> _Data extract_:
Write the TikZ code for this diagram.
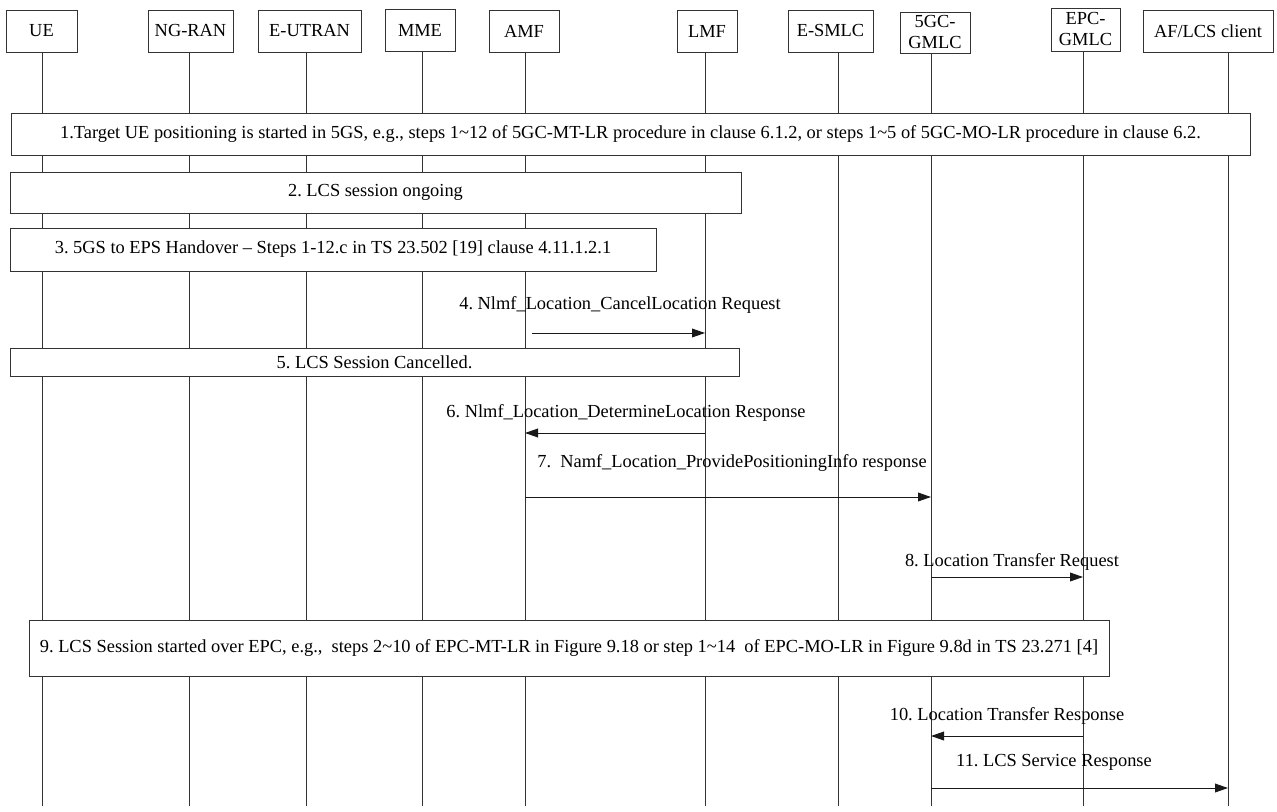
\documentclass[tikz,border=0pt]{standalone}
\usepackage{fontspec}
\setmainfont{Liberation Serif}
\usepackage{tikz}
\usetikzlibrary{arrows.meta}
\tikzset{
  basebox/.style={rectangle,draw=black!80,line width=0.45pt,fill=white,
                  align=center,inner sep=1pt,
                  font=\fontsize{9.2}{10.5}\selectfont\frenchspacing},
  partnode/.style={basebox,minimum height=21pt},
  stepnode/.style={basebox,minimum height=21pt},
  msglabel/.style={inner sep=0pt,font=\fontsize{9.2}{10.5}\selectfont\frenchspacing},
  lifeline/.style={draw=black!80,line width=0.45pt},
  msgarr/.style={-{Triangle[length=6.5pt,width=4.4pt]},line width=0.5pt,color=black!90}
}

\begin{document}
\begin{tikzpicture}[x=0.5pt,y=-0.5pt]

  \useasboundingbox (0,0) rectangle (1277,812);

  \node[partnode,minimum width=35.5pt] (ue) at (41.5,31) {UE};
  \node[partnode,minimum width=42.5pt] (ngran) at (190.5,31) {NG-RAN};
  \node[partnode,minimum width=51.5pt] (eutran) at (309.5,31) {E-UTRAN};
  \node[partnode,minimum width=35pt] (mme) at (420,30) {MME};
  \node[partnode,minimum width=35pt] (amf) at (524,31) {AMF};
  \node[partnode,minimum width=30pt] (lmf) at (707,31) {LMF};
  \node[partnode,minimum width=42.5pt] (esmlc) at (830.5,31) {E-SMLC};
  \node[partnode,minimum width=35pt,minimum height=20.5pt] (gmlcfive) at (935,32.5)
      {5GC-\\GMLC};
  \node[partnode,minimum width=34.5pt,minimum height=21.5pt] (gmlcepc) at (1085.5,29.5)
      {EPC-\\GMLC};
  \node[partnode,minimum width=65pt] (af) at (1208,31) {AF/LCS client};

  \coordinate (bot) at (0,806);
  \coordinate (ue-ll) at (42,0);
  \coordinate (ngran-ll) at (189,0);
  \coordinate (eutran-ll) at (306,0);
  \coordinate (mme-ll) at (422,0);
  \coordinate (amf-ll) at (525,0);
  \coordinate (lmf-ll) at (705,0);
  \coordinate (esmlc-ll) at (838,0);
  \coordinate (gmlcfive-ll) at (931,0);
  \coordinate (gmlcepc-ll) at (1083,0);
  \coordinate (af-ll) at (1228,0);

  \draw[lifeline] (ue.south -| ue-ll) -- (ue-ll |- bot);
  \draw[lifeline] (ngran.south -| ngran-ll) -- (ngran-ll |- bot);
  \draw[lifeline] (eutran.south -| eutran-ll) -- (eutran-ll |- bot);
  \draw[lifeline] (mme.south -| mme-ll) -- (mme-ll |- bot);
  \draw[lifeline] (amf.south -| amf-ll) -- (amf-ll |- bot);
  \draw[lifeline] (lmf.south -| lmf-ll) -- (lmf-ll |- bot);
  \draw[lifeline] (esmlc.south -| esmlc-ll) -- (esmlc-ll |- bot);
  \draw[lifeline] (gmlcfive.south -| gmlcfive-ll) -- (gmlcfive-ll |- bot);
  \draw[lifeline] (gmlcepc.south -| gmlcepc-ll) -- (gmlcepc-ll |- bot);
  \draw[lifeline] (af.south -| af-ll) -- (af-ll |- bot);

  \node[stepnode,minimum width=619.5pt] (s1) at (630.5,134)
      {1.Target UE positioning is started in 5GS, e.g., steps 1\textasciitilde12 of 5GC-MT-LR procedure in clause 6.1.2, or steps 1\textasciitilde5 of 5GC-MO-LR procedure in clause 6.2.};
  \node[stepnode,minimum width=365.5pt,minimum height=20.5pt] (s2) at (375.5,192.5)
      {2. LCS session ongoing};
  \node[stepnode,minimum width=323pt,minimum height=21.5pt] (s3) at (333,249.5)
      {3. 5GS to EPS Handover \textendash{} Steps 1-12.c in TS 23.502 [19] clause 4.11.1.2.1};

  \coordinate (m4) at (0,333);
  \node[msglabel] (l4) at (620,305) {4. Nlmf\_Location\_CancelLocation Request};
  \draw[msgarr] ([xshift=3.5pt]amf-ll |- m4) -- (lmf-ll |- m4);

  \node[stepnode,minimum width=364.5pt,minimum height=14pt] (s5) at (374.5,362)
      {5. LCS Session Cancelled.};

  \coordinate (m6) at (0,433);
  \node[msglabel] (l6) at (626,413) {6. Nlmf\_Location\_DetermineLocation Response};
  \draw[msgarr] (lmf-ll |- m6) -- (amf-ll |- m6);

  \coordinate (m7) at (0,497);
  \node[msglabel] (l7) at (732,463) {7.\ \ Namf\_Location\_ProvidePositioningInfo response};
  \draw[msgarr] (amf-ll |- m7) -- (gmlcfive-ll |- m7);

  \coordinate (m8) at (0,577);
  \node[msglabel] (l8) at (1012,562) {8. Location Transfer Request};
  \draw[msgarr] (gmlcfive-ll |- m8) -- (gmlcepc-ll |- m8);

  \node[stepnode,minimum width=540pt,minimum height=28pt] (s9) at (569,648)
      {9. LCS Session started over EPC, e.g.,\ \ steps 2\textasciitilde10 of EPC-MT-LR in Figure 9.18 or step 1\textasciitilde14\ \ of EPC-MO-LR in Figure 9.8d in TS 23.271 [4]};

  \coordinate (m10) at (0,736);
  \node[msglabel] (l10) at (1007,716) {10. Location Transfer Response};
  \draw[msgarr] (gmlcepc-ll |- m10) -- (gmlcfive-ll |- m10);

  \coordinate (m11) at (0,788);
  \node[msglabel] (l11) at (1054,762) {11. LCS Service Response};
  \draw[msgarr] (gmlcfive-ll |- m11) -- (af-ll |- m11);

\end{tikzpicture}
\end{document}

> _What you have to do_:
Repeat the material above in full and exactly, apart from the pictures.

> _Reply_:
Write the TikZ code for this diagram.
\documentclass[tikz,border=0pt]{standalone}
\usepackage{fontspec}
\setmainfont{Liberation Serif}
\usepackage{tikz}
\usetikzlibrary{arrows.meta}
\tikzset{
  basebox/.style={rectangle,draw=black!80,line width=0.45pt,fill=white,
                  align=center,inner sep=1pt,
                  font=\fontsize{9.2}{10.5}\selectfont\frenchspacing},
  partnode/.style={basebox,minimum height=21pt},
  stepnode/.style={basebox,minimum height=21pt},
  msglabel/.style={inner sep=0pt,font=\fontsize{9.2}{10.5}\selectfont\frenchspacing},
  lifeline/.style={draw=black!80,line width=0.45pt},
  msgarr/.style={-{Triangle[length=6.5pt,width=4.4pt]},line width=0.5pt,color=black!90}
}

\begin{document}
\begin{tikzpicture}[x=0.5pt,y=-0.5pt]

  \useasboundingbox (0,0) rectangle (1277,812);

  \node[partnode,minimum width=35.5pt] (ue) at (41.5,31) {UE};
  \node[partnode,minimum width=42.5pt] (ngran) at (190.5,31) {NG-RAN};
  \node[partnode,minimum width=51.5pt] (eutran) at (309.5,31) {E-UTRAN};
  \node[partnode,minimum width=35pt] (mme) at (420,30) {MME};
  \node[partnode,minimum width=35pt] (amf) at (524,31) {AMF};
  \node[partnode,minimum width=30pt] (lmf) at (707,31) {LMF};
  \node[partnode,minimum width=42.5pt] (esmlc) at (830.5,31) {E-SMLC};
  \node[partnode,minimum width=35pt,minimum height=20.5pt] (gmlcfive) at (935,32.5)
      {5GC-\\GMLC};
  \node[partnode,minimum width=34.5pt,minimum height=21.5pt] (gmlcepc) at (1085.5,29.5)
      {EPC-\\GMLC};
  \node[partnode,minimum width=65pt] (af) at (1208,31) {AF/LCS client};

  \coordinate (bot) at (0,806);
  \coordinate (ue-ll) at (42,0);
  \coordinate (ngran-ll) at (189,0);
  \coordinate (eutran-ll) at (306,0);
  \coordinate (mme-ll) at (422,0);
  \coordinate (amf-ll) at (525,0);
  \coordinate (lmf-ll) at (705,0);
  \coordinate (esmlc-ll) at (838,0);
  \coordinate (gmlcfive-ll) at (931,0);
  \coordinate (gmlcepc-ll) at (1083,0);
  \coordinate (af-ll) at (1228,0);

  \draw[lifeline] (ue.south -| ue-ll) -- (ue-ll |- bot);
  \draw[lifeline] (ngran.south -| ngran-ll) -- (ngran-ll |- bot);
  \draw[lifeline] (eutran.south -| eutran-ll) -- (eutran-ll |- bot);
  \draw[lifeline] (mme.south -| mme-ll) -- (mme-ll |- bot);
  \draw[lifeline] (amf.south -| amf-ll) -- (amf-ll |- bot);
  \draw[lifeline] (lmf.south -| lmf-ll) -- (lmf-ll |- bot);
  \draw[lifeline] (esmlc.south -| esmlc-ll) -- (esmlc-ll |- bot);
  \draw[lifeline] (gmlcfive.south -| gmlcfive-ll) -- (gmlcfive-ll |- bot);
  \draw[lifeline] (gmlcepc.south -| gmlcepc-ll) -- (gmlcepc-ll |- bot);
  \draw[lifeline] (af.south -| af-ll) -- (af-ll |- bot);

  \node[stepnode,minimum width=619.5pt] (s1) at (630.5,134)
      {1.Target UE positioning is started in 5GS, e.g., steps 1\textasciitilde12 of 5GC-MT-LR procedure in clause 6.1.2, or steps 1\textasciitilde5 of 5GC-MO-LR procedure in clause 6.2.};
  \node[stepnode,minimum width=365.5pt,minimum height=20.5pt] (s2) at (375.5,192.5)
      {2. LCS session ongoing};
  \node[stepnode,minimum width=323pt,minimum height=21.5pt] (s3) at (333,249.5)
      {3. 5GS to EPS Handover \textendash{} Steps 1-12.c in TS 23.502 [19] clause 4.11.1.2.1};

  \coordinate (m4) at (0,333);
  \node[msglabel] (l4) at (620,305) {4. Nlmf\_Location\_CancelLocation Request};
  \draw[msgarr] ([xshift=3.5pt]amf-ll |- m4) -- (lmf-ll |- m4);

  \node[stepnode,minimum width=364.5pt,minimum height=14pt] (s5) at (374.5,362)
      {5. LCS Session Cancelled.};

  \coordinate (m6) at (0,433);
  \node[msglabel] (l6) at (626,413) {6. Nlmf\_Location\_DetermineLocation Response};
  \draw[msgarr] (lmf-ll |- m6) -- (amf-ll |- m6);

  \coordinate (m7) at (0,497);
  \node[msglabel] (l7) at (732,463) {7.\ \ Namf\_Location\_ProvidePositioningInfo response};
  \draw[msgarr] (amf-ll |- m7) -- (gmlcfive-ll |- m7);

  \coordinate (m8) at (0,577);
  \node[msglabel] (l8) at (1012,562) {8. Location Transfer Request};
  \draw[msgarr] (gmlcfive-ll |- m8) -- (gmlcepc-ll |- m8);

  \node[stepnode,minimum width=540pt,minimum height=28pt] (s9) at (569,648)
      {9. LCS Session started over EPC, e.g.,\ \ steps 2\textasciitilde10 of EPC-MT-LR in Figure 9.18 or step 1\textasciitilde14\ \ of EPC-MO-LR in Figure 9.8d in TS 23.271 [4]};

  \coordinate (m10) at (0,736);
  \node[msglabel] (l10) at (1007,716) {10. Location Transfer Response};
  \draw[msgarr] (gmlcepc-ll |- m10) -- (gmlcfive-ll |- m10);

  \coordinate (m11) at (0,788);
  \node[msglabel] (l11) at (1054,762) {11. LCS Service Response};
  \draw[msgarr] (gmlcfive-ll |- m11) -- (af-ll |- m11);

\end{tikzpicture}
\end{document}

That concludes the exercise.